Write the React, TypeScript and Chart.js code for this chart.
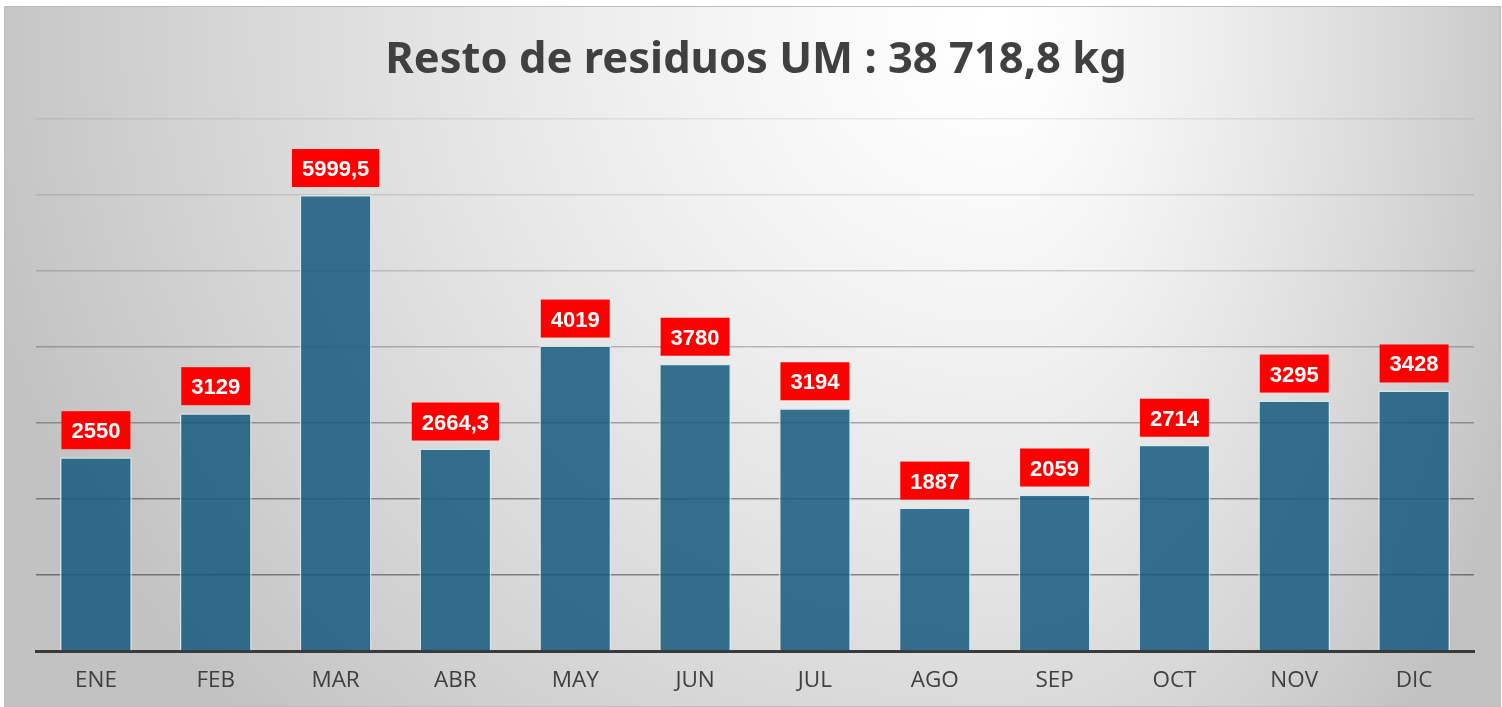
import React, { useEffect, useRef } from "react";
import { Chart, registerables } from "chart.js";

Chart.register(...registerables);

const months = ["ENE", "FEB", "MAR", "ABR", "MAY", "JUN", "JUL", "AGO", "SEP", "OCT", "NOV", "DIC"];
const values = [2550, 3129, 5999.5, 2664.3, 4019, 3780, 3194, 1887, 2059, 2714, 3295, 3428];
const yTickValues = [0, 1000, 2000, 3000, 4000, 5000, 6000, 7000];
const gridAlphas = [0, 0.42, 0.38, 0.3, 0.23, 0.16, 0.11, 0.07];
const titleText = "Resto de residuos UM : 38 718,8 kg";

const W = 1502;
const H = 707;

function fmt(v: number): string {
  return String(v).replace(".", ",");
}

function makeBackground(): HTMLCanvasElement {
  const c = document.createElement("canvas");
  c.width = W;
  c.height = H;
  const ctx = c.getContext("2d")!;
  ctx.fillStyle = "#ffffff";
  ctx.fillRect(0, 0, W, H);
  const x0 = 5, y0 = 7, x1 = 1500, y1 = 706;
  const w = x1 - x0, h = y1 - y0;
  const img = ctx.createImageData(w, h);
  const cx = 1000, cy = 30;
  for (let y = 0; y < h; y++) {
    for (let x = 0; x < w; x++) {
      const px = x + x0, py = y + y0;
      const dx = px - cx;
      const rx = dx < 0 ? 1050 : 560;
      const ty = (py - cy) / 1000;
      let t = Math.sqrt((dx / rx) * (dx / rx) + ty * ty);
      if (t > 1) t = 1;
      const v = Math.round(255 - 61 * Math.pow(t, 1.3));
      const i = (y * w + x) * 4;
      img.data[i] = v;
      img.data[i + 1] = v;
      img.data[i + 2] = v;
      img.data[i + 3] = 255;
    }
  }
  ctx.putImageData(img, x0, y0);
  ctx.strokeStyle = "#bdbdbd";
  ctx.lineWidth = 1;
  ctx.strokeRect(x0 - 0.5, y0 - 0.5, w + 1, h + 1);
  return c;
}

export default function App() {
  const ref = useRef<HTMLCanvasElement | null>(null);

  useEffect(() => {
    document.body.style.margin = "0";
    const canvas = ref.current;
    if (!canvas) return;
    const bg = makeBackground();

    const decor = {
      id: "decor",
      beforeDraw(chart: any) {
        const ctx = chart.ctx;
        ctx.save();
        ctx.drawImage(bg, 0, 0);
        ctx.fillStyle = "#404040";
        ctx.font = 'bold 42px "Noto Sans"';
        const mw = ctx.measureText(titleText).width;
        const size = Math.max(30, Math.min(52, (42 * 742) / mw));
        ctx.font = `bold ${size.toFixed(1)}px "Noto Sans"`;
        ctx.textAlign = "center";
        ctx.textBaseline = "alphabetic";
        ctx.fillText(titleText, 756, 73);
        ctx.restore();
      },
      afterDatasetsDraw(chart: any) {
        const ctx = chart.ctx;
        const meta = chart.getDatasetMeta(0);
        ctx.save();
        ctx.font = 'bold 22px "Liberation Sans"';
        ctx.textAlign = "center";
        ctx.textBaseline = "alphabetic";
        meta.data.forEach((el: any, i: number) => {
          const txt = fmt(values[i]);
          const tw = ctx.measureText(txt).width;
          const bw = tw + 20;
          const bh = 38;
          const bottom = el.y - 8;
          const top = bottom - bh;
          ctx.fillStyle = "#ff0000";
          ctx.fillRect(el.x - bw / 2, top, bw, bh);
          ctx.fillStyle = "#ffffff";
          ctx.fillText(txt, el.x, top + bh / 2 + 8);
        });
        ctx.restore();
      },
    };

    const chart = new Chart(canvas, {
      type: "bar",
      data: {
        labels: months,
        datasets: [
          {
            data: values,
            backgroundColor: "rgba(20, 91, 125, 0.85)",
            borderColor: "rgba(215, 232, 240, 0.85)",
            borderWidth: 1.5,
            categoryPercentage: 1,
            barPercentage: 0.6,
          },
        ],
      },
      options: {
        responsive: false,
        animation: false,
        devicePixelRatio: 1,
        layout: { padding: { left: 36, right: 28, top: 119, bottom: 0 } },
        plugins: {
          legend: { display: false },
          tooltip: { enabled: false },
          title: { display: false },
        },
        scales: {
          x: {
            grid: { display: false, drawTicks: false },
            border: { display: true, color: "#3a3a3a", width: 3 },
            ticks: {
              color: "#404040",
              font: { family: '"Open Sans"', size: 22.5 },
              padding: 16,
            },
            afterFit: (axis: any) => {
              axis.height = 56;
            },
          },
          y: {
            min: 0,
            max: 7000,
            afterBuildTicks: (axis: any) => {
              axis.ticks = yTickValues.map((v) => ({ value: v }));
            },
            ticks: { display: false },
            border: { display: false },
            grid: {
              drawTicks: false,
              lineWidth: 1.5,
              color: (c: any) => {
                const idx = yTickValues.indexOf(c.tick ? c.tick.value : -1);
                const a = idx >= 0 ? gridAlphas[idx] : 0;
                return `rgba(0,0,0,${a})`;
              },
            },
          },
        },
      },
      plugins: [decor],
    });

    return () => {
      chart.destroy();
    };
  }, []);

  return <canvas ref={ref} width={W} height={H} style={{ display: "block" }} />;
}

* Exercise goal *
Of all the lines above, how many contain the word "React"? Answer with only the number.

* Answer to this problem *
2